Fathom Events recently announced that this year’s game would be live-streamed to theaters across the country, and tickets are available now. Writing on the Penny Arcade website, Jerry Holkins advised that anyone attending the stream will receive “a really solid Acquisitions Incorporated adventure to take home and play with your own group that’s tied into the campaign.”
If you’ve never watched one of these shows, you might be surprised at how compelling it can be. D&D at its core is all about collaborative storytelling, and all of the people involved with this are professional storytellers. The secret sauce here is Dungeon Master Chris Perkins, who keeps the story moving along but gives the other participants enough slack to be funny and true to their characters.
The first game started all the way back in 2008 and was recorded in podcast form as a promotional tool for Wizards of the Coast, which owns the Dungeons & Dragons brand.

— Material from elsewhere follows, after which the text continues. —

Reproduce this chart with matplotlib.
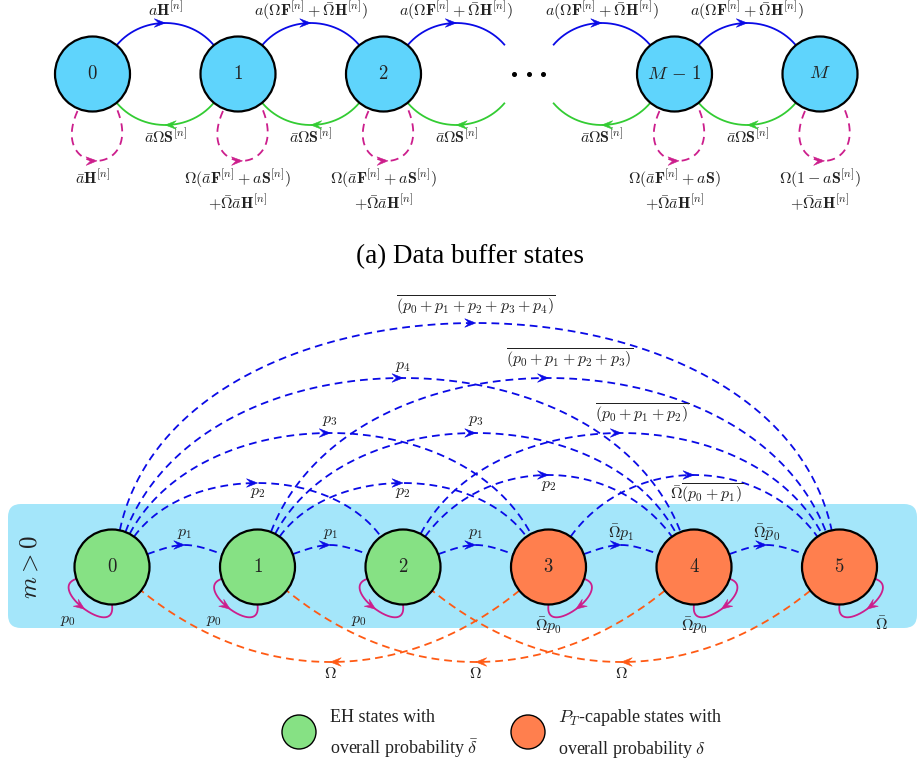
import numpy as np
import matplotlib
matplotlib.use("Agg")
import matplotlib.pyplot as plt
from matplotlib.patches import Circle, FancyBboxPatch, Polygon

plt.rcParams["mathtext.fontset"] = "cm"
plt.rcParams["font.family"] = ["Liberation Serif", "DejaVu Serif"]
plt.rcParams["lines.scale_dashes"] = False

# ---------------- data: buffer chain ----------------
buffer_states = ["$0$", "$1$", "$2$", None, r"$M\,-\,1$", "$M$"]
buffer_up = [
    r"$a\mathbf{H}^{[n]}$",
    r"$a(\Omega\mathbf{F}^{[n]}+\bar{\Omega}\mathbf{H}^{[n]})$",
    r"$a(\Omega\mathbf{F}^{[n]}+\bar{\Omega}\mathbf{H}^{[n]})$",
    r"$a(\Omega\mathbf{F}^{[n]}+\bar{\Omega}\mathbf{H}^{[n]})$",
    r"$a(\Omega\mathbf{F}^{[n]}+\bar{\Omega}\mathbf{H}^{[n]})$",
]
buffer_down = [r"$\bar{a}\Omega\mathbf{S}^{[n]}$"] * 5
buffer_stay = [
    [r"$\bar{a}\mathbf{H}^{[n]}$"],
    [r"$\Omega(\bar{a}\mathbf{F}^{[n]}+a\mathbf{S}^{[n]})$", r"$+\bar{\Omega}\bar{a}\mathbf{H}^{[n]}$"],
    [r"$\Omega(\bar{a}\mathbf{F}^{[n]}+a\mathbf{S}^{[n]})$", r"$+\bar{\Omega}\bar{a}\mathbf{H}^{[n]}$"],
    None,
    [r"$\Omega(\bar{a}\mathbf{F}^{[n]}+a\mathbf{S})$", r"$+\bar{\Omega}\bar{a}\mathbf{H}^{[n]}$"],
    [r"$\Omega(\mathbf{1}-a\mathbf{S}^{[n]})$", r"$+\bar{\Omega}\bar{a}\mathbf{H}^{[n]}$"],
]
caption = "(a) Data buffer states"

# ---------------- data: energy chain ----------------
energy_states = ["$0$", "$1$", "$2$", "$3$", "$4$", "$5$"]
energy_is_eh = [True, True, True, False, False, False]
energy_stay = [r"$p_0$", r"$p_0$", r"$p_0$",
               r"$\bar{\Omega}p_0$", r"$\bar{\Omega}p_0$", r"$\bar{\Omega}$"]
energy_jumps = [
    (0, 1, r"$p_1$"), (1, 2, r"$p_1$"), (2, 3, r"$p_1$"),
    (3, 4, r"$\bar{\Omega}p_1$"), (4, 5, r"$\bar{\Omega}\bar{p}_0$"),
    (0, 2, r"$p_2$"), (1, 3, r"$p_2$"), (2, 4, r"$p_2$"),
    (3, 5, r"$\bar{\Omega}\overline{(p_0+p_1)}$"),
    (0, 3, r"$p_3$"), (1, 4, r"$p_3$"),
    (2, 5, r"$\overline{(p_0+p_1+p_2)}$"),
    (0, 4, r"$p_4$"),
    (1, 5, r"$\overline{(p_0+p_1+p_2+p_3)}$"),
    (0, 5, r"$\overline{(p_0+p_1+p_2+p_3+p_4)}$"),
]
energy_resets = [(3, 0, r"$\Omega$"), (4, 1, r"$\Omega$"), (5, 2, r"$\Omega$")]
legend_items = [("EH states with", r"overall probability $\bar{\delta}$"),
                (r"$P_T$-capable states with", r"overall probability $\delta$")]

# ---------------- styling / layout ----------------
C_BUF = "#5FD4FC"
C_EH = "#86E184"
C_PT = "#FF7F4E"
C_BOX = "#A4E6FA"
C_BLUE = "#0A0AE6"
C_GREEN = "#33CC33"
C_MAG = "#CC1E8C"
C_ORANGE = "#FF5A14"
R = 37.5
MATH = 11.5

fig = plt.figure(figsize=(9.18, 7.68), dpi=100)
ax = fig.add_axes([0, 0, 1, 1])
ax.set_xlim(0, 918)
ax.set_ylim(768, 0)
ax.set_aspect("equal")
ax.axis("off")


def unit(deg):
    a = np.radians(deg)
    return np.array([np.cos(a), -np.sin(a)])


def cubic(p, n=300):
    t = np.linspace(0, 1, n)[:, None]
    return ((1 - t) ** 3 * p[0] + 3 * (1 - t) ** 2 * t * p[1]
            + 3 * (1 - t) * t ** 2 * p[2] + t ** 3 * p[3])


def at(p, t):
    pt = ((1 - t) ** 3 * p[0] + 3 * (1 - t) ** 2 * t * p[1]
          + 3 * (1 - t) * t ** 2 * p[2] + t ** 3 * p[3])
    d = 3 * ((1 - t) ** 2 * (p[1] - p[0]) + 2 * (1 - t) * t * (p[2] - p[1])
             + t ** 2 * (p[3] - p[2]))
    return pt, d


def bend(c0, c1, out_deg, in_deg, apex_y):
    u0, u1 = unit(out_deg), unit(in_deg)
    p0 = np.asarray(c0, float) + R * u0
    p3 = np.asarray(c1, float) + R * u1
    d = (apex_y - (p0[1] + p3[1]) / 2) / (0.375 * (u0[1] + u1[1]))
    return [p0, p0 + d * u0, p3 + d * u1, p3]


def head(tip, direction, color, length=11.0, width=4.3):
    d = direction / np.linalg.norm(direction)
    n = np.array([-d[1], d[0]])
    tip = np.asarray(tip)
    back = tip - length * d
    pts = [tip, back + width * n, tip - 0.6 * length * d, back - width * n]
    ax.add_patch(Polygon(pts, closed=True, facecolor=color, edgecolor=color,
                         lw=0.4, zorder=4))


def curve(p, color, dashed=False, t_arrow=0.5, lw=1.3, dashes=(5.6, 3.6)):
    xy = cubic(p)
    line, = ax.plot(xy[:, 0], xy[:, 1], color=color, lw=lw, zorder=2,
                    solid_capstyle="butt")
    if dashed:
        line.set_dashes(dashes)
    tip, d = at(p, t_arrow)
    head(tip, d, color)


def node(c, fill, label, size=13.5):
    ax.add_patch(Circle(c, R, facecolor=fill, edgecolor="black", lw=1.6, zorder=5))
    ax.text(c[0], c[1], label, ha="center", va="center", fontsize=size,
            color="#222222", zorder=6)


# ---------------- buffer chain ----------------
top_y = 74.0
top_x = 92.5 + 145.5 * np.arange(len(buffer_states))
for i in range(len(buffer_states) - 1):
    c0 = (top_x[i], top_y)
    c1 = (top_x[i + 1], top_y)
    up = bend(c0, c1, 50, 130, 23)
    curve(up, C_BLUE)
    ax.text((top_x[i] + top_x[i + 1]) / 2, 11, buffer_up[i], ha="center",
            va="center", fontsize=MATH, color="#222222")
    down = bend(c1, c0, 230, 310, 125)
    curve(down, C_GREEN)
    ax.text((top_x[i] + top_x[i + 1]) / 2, 138, buffer_down[i], ha="center",
            va="center", fontsize=MATH, color="#222222")

for i, lab in enumerate(buffer_states):
    cx = top_x[i]
    if lab is None:
        ax.plot([cx - 15, cx, cx + 14], [top_y] * 3, ls="none", marker="o",
                ms=2.6, color="black", zorder=5)
        continue
    c = np.array([cx, top_y])
    loop = [c + (-15, 37), c + (-45, 104), c + (54, 104), c + (24, 34)]
    curve(loop, C_MAG, dashed=True, dashes=(5.8, 4.0))
    node(c, C_BUF, lab)
    for k, line in enumerate(buffer_stay[i]):
        ax.text(cx, 179 + 24 * k, line, ha="center", va="center",
                fontsize=MATH, color="#222222")

ax.text(470, 257, caption, ha="center", va="center", fontsize=19.5,
        color="black")

# ---------------- energy chain ----------------
ax.add_patch(FancyBboxPatch((8, 504), 909, 124,
                            boxstyle="round,pad=0,rounding_size=13",
                            facecolor=C_BOX, edgecolor="none", zorder=0))
ax.text(31, 567, r"$m>0$", rotation=90, ha="center", va="center",
        fontsize=18, color="#222222")

bot_y = 567.0
bot_x = 112 + 145.5 * np.arange(len(energy_states))

# exit angle and apex height of each jump, by jump length
exit_deg = {1: 20, 2: 54, 3: 62, 4: 69, 5: 78}
apex = {(0, 2): 483, (1, 3): 483, (2, 4): 475, (3, 5): 475}
apex_len = {1: 545, 3: 433, 4: 378, 5: 323}
label_shift = {1: (0, -12), 2: (0, 9.5), 3: (0, -12.5), 4: (0, -12), 5: (0, -17)}
label_shift_pair = {(2, 4): (0, 10), (3, 5): (13, 19), (2, 5): (21, -19),
                    (1, 5): (21, -19)}

for s, e, lab in energy_jumps:
    n = e - s
    a = exit_deg[n]
    ay = apex.get((s, e), apex_len.get(n))
    p = bend((bot_x[s], bot_y), (bot_x[e], bot_y), a, 180 - a, ay)
    curve(p, C_BLUE, dashed=True)
    mid = (bot_x[s] + bot_x[e]) / 2
    dx, dy = label_shift_pair.get((s, e), label_shift[n])
    ax.text(mid + dx, ay + dy, lab, ha="center", va="center",
            fontsize=MATH, color="#222222", zorder=6)

for s, e, lab in energy_resets:
    p = bend((bot_x[s], bot_y), (bot_x[e], bot_y), 219, 321, 662)
    curve(p, C_ORANGE, dashed=True)
    ax.text((bot_x[s] + bot_x[e]) / 2, 674, lab, ha="center", va="center",
            fontsize=MATH, color="#222222")

stay_label_pos = [(-44, 53), (-44, 53), (-44, 53), (0, 59), (0, 59), (42, 58)]
for i, lab in enumerate(energy_states):
    c = np.array([bot_x[i], bot_y])
    sgn = -1 if energy_is_eh[i] else 1
    loop = [c + (36 * sgn, 12), c + (66 * sgn, 22), c + (-5 * sgn, 74), c + (0, 37.5)]
    curve(loop, C_MAG, t_arrow=0.5)
    node(c, C_EH if energy_is_eh[i] else C_PT, lab)
    ox, oy = stay_label_pos[i]
    ax.text(c[0] + ox, c[1] + oy, energy_stay[i], ha="center", va="center",
            fontsize=MATH, color="#222222")

# ---------------- legend ----------------
for (line1, line2), cx, tx, fill in zip(legend_items, (299, 528), (330, 558),
                                        (C_EH, C_PT)):
    ax.add_patch(Circle((cx, 732), 17, facecolor=fill, edgecolor="black", lw=1.0))
    ax.text(tx, 717, line1, ha="left", va="center", fontsize=13, color="#222222")
    ax.text(tx, 749, line2, ha="left", va="center", fontsize=13, color="#222222")

fig.savefig("out.png", dpi=100)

In 2010, a live version of the podcasts made its debut at PAX West, and it quickly became one of the most popular events at the convention.
Once the live shows proved popular, Wizards of the Coast began providing more and more elaborate props and scenery for them, including character-appropriate costumes for the participants. Previous guests have included Kris Straub, Wil Wheaton, and Morgan Webb filling the fourth chair at the table. For the last couple of years, Patrick Rothfuss has rounded out the crew.
[I was in the audience for this show. My friend nearly got pegged in the head by Wil Wheaton’s D20 at 38:47 of part two. We looked for it in the darkened theater after the show, but for all we know, it’s still in there.]
D&D is one of the clearest influences on video game development, and the merging of role-playing game mechanics with other genres was one of the defining trends of the last generation of console games. If you’re interested in getting caught up with the story before the show begins, there’s a weekly YouTube series that will continue to run all the way up to the big show on September 4.